[start Given records]
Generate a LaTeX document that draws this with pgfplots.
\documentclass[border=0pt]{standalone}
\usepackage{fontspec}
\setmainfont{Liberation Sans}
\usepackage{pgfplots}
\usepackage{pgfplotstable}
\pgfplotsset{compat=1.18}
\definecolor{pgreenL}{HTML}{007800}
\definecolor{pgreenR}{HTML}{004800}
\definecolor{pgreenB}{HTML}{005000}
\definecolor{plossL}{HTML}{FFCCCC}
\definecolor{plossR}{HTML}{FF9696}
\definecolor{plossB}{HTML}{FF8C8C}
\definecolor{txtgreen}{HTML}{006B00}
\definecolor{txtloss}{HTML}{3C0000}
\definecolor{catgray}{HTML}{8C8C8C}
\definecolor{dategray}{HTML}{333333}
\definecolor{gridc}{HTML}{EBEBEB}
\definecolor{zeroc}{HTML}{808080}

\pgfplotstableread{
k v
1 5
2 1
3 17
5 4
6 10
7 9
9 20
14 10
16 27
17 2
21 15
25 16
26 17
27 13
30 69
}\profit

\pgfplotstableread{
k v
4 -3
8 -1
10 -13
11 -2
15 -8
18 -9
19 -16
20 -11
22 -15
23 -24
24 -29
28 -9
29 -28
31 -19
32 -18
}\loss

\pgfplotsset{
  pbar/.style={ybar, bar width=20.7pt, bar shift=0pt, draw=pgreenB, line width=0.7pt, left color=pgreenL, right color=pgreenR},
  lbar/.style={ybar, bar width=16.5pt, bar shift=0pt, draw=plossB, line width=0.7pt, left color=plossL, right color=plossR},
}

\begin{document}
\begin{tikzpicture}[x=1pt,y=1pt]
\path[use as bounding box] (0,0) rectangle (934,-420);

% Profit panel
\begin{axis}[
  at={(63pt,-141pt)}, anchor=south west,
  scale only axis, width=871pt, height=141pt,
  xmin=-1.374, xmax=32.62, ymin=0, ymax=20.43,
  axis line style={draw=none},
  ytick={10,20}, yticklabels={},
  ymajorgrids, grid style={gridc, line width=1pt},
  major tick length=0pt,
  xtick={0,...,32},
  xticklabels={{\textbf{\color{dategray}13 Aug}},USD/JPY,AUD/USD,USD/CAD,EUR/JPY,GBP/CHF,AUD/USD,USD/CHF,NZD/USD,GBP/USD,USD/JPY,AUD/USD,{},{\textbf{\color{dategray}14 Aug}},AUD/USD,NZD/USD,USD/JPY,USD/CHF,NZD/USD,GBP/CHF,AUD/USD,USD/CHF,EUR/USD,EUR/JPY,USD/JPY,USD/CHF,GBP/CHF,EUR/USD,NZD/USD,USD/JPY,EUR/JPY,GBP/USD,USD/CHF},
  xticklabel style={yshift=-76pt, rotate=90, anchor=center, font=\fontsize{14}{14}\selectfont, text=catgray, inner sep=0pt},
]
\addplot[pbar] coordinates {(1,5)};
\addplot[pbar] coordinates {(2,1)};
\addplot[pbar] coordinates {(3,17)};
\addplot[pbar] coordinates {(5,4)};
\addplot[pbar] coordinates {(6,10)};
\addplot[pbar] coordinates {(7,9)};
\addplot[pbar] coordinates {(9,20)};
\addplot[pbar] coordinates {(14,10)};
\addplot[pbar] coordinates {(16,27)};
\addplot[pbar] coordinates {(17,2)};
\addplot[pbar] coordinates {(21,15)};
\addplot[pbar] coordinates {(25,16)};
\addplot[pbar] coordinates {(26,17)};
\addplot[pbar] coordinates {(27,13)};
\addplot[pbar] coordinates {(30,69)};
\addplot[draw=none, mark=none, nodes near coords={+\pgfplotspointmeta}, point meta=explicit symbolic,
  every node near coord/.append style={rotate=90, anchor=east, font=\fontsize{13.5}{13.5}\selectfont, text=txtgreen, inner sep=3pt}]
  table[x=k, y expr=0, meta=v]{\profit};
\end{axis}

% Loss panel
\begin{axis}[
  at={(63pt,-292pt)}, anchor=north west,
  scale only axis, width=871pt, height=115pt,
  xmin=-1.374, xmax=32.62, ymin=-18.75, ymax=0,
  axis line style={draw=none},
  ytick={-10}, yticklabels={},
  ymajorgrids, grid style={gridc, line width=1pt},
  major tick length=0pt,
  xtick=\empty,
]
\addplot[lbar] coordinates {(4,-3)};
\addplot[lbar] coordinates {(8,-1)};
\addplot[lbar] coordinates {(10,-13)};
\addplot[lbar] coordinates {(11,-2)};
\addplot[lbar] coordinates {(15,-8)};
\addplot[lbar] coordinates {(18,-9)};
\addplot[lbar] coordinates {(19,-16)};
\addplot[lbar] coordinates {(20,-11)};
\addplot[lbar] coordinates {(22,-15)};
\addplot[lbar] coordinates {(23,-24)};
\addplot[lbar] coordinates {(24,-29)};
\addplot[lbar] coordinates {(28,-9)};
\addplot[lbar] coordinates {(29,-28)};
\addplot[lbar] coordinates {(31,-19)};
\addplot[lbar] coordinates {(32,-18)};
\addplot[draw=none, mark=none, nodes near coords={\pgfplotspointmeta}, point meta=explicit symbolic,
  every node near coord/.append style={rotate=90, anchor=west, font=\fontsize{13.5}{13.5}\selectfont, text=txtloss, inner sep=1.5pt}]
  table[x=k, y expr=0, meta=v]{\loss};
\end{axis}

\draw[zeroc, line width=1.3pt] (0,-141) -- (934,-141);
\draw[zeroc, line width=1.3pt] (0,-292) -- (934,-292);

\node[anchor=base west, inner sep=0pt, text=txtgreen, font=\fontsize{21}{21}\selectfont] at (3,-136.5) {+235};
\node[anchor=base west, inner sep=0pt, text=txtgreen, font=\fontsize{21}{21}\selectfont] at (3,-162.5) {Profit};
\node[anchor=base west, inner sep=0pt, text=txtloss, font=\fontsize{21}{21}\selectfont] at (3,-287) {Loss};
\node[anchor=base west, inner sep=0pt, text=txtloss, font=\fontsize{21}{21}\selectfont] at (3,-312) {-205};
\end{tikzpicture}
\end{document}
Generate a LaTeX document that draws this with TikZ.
[end Given records]
→ Short problem
Write out the material from the first line to the last, exactly.

→ Solution for this exercise
Generate a LaTeX document that draws this with pgfplots.
\documentclass[border=0pt]{standalone}
\usepackage{fontspec}
\setmainfont{Liberation Sans}
\usepackage{pgfplots}
\usepackage{pgfplotstable}
\pgfplotsset{compat=1.18}
\definecolor{pgreenL}{HTML}{007800}
\definecolor{pgreenR}{HTML}{004800}
\definecolor{pgreenB}{HTML}{005000}
\definecolor{plossL}{HTML}{FFCCCC}
\definecolor{plossR}{HTML}{FF9696}
\definecolor{plossB}{HTML}{FF8C8C}
\definecolor{txtgreen}{HTML}{006B00}
\definecolor{txtloss}{HTML}{3C0000}
\definecolor{catgray}{HTML}{8C8C8C}
\definecolor{dategray}{HTML}{333333}
\definecolor{gridc}{HTML}{EBEBEB}
\definecolor{zeroc}{HTML}{808080}

\pgfplotstableread{
k v
1 5
2 1
3 17
5 4
6 10
7 9
9 20
14 10
16 27
17 2
21 15
25 16
26 17
27 13
30 69
}\profit

\pgfplotstableread{
k v
4 -3
8 -1
10 -13
11 -2
15 -8
18 -9
19 -16
20 -11
22 -15
23 -24
24 -29
28 -9
29 -28
31 -19
32 -18
}\loss

\pgfplotsset{
  pbar/.style={ybar, bar width=20.7pt, bar shift=0pt, draw=pgreenB, line width=0.7pt, left color=pgreenL, right color=pgreenR},
  lbar/.style={ybar, bar width=16.5pt, bar shift=0pt, draw=plossB, line width=0.7pt, left color=plossL, right color=plossR},
}

\begin{document}
\begin{tikzpicture}[x=1pt,y=1pt]
\path[use as bounding box] (0,0) rectangle (934,-420);

% Profit panel
\begin{axis}[
  at={(63pt,-141pt)}, anchor=south west,
  scale only axis, width=871pt, height=141pt,
  xmin=-1.374, xmax=32.62, ymin=0, ymax=20.43,
  axis line style={draw=none},
  ytick={10,20}, yticklabels={},
  ymajorgrids, grid style={gridc, line width=1pt},
  major tick length=0pt,
  xtick={0,...,32},
  xticklabels={{\textbf{\color{dategray}13 Aug}},USD/JPY,AUD/USD,USD/CAD,EUR/JPY,GBP/CHF,AUD/USD,USD/CHF,NZD/USD,GBP/USD,USD/JPY,AUD/USD,{},{\textbf{\color{dategray}14 Aug}},AUD/USD,NZD/USD,USD/JPY,USD/CHF,NZD/USD,GBP/CHF,AUD/USD,USD/CHF,EUR/USD,EUR/JPY,USD/JPY,USD/CHF,GBP/CHF,EUR/USD,NZD/USD,USD/JPY,EUR/JPY,GBP/USD,USD/CHF},
  xticklabel style={yshift=-76pt, rotate=90, anchor=center, font=\fontsize{14}{14}\selectfont, text=catgray, inner sep=0pt},
]
\addplot[pbar] coordinates {(1,5)};
\addplot[pbar] coordinates {(2,1)};
\addplot[pbar] coordinates {(3,17)};
\addplot[pbar] coordinates {(5,4)};
\addplot[pbar] coordinates {(6,10)};
\addplot[pbar] coordinates {(7,9)};
\addplot[pbar] coordinates {(9,20)};
\addplot[pbar] coordinates {(14,10)};
\addplot[pbar] coordinates {(16,27)};
\addplot[pbar] coordinates {(17,2)};
\addplot[pbar] coordinates {(21,15)};
\addplot[pbar] coordinates {(25,16)};
\addplot[pbar] coordinates {(26,17)};
\addplot[pbar] coordinates {(27,13)};
\addplot[pbar] coordinates {(30,69)};
\addplot[draw=none, mark=none, nodes near coords={+\pgfplotspointmeta}, point meta=explicit symbolic,
  every node near coord/.append style={rotate=90, anchor=east, font=\fontsize{13.5}{13.5}\selectfont, text=txtgreen, inner sep=3pt}]
  table[x=k, y expr=0, meta=v]{\profit};
\end{axis}

% Loss panel
\begin{axis}[
  at={(63pt,-292pt)}, anchor=north west,
  scale only axis, width=871pt, height=115pt,
  xmin=-1.374, xmax=32.62, ymin=-18.75, ymax=0,
  axis line style={draw=none},
  ytick={-10}, yticklabels={},
  ymajorgrids, grid style={gridc, line width=1pt},
  major tick length=0pt,
  xtick=\empty,
]
\addplot[lbar] coordinates {(4,-3)};
\addplot[lbar] coordinates {(8,-1)};
\addplot[lbar] coordinates {(10,-13)};
\addplot[lbar] coordinates {(11,-2)};
\addplot[lbar] coordinates {(15,-8)};
\addplot[lbar] coordinates {(18,-9)};
\addplot[lbar] coordinates {(19,-16)};
\addplot[lbar] coordinates {(20,-11)};
\addplot[lbar] coordinates {(22,-15)};
\addplot[lbar] coordinates {(23,-24)};
\addplot[lbar] coordinates {(24,-29)};
\addplot[lbar] coordinates {(28,-9)};
\addplot[lbar] coordinates {(29,-28)};
\addplot[lbar] coordinates {(31,-19)};
\addplot[lbar] coordinates {(32,-18)};
\addplot[draw=none, mark=none, nodes near coords={\pgfplotspointmeta}, point meta=explicit symbolic,
  every node near coord/.append style={rotate=90, anchor=west, font=\fontsize{13.5}{13.5}\selectfont, text=txtloss, inner sep=1.5pt}]
  table[x=k, y expr=0, meta=v]{\loss};
\end{axis}

\draw[zeroc, line width=1.3pt] (0,-141) -- (934,-141);
\draw[zeroc, line width=1.3pt] (0,-292) -- (934,-292);

\node[anchor=base west, inner sep=0pt, text=txtgreen, font=\fontsize{21}{21}\selectfont] at (3,-136.5) {+235};
\node[anchor=base west, inner sep=0pt, text=txtgreen, font=\fontsize{21}{21}\selectfont] at (3,-162.5) {Profit};
\node[anchor=base west, inner sep=0pt, text=txtloss, font=\fontsize{21}{21}\selectfont] at (3,-287) {Loss};
\node[anchor=base west, inner sep=0pt, text=txtloss, font=\fontsize{21}{21}\selectfont] at (3,-312) {-205};
\end{tikzpicture}
\end{document}
Generate a LaTeX document that draws this with TikZ.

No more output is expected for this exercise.